*** Available data ***
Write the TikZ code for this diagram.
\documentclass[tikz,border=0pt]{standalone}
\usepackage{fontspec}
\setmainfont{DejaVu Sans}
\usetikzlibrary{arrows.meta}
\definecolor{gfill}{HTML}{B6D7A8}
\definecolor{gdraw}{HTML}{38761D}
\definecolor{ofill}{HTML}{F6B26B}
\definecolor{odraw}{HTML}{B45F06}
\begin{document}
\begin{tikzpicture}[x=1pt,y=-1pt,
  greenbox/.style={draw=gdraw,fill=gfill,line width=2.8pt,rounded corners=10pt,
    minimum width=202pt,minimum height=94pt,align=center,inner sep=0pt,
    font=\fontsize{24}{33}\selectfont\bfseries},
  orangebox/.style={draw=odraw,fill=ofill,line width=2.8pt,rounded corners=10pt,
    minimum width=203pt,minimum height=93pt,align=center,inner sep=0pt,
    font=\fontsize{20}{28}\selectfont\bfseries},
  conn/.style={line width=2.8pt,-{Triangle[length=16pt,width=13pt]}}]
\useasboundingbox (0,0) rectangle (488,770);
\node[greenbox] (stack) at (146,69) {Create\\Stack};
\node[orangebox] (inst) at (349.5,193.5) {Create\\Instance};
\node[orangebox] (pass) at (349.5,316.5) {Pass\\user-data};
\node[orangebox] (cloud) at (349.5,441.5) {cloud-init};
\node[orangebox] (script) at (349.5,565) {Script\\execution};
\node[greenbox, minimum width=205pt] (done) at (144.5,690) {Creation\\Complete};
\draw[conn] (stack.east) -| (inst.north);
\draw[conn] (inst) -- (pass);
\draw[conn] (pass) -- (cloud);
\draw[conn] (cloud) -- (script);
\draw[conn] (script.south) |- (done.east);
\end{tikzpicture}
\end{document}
***
▸ Request:
Output all of the material, please, exactly as it stands.

▸ Answer in full:
Write the TikZ code for this diagram.
\documentclass[tikz,border=0pt]{standalone}
\usepackage{fontspec}
\setmainfont{DejaVu Sans}
\usetikzlibrary{arrows.meta}
\definecolor{gfill}{HTML}{B6D7A8}
\definecolor{gdraw}{HTML}{38761D}
\definecolor{ofill}{HTML}{F6B26B}
\definecolor{odraw}{HTML}{B45F06}
\begin{document}
\begin{tikzpicture}[x=1pt,y=-1pt,
  greenbox/.style={draw=gdraw,fill=gfill,line width=2.8pt,rounded corners=10pt,
    minimum width=202pt,minimum height=94pt,align=center,inner sep=0pt,
    font=\fontsize{24}{33}\selectfont\bfseries},
  orangebox/.style={draw=odraw,fill=ofill,line width=2.8pt,rounded corners=10pt,
    minimum width=203pt,minimum height=93pt,align=center,inner sep=0pt,
    font=\fontsize{20}{28}\selectfont\bfseries},
  conn/.style={line width=2.8pt,-{Triangle[length=16pt,width=13pt]}}]
\useasboundingbox (0,0) rectangle (488,770);
\node[greenbox] (stack) at (146,69) {Create\\Stack};
\node[orangebox] (inst) at (349.5,193.5) {Create\\Instance};
\node[orangebox] (pass) at (349.5,316.5) {Pass\\user-data};
\node[orangebox] (cloud) at (349.5,441.5) {cloud-init};
\node[orangebox] (script) at (349.5,565) {Script\\execution};
\node[greenbox, minimum width=205pt] (done) at (144.5,690) {Creation\\Complete};
\draw[conn] (stack.east) -| (inst.north);
\draw[conn] (inst) -- (pass);
\draw[conn] (pass) -- (cloud);
\draw[conn] (cloud) -- (script);
\draw[conn] (script.south) |- (done.east);
\end{tikzpicture}
\end{document}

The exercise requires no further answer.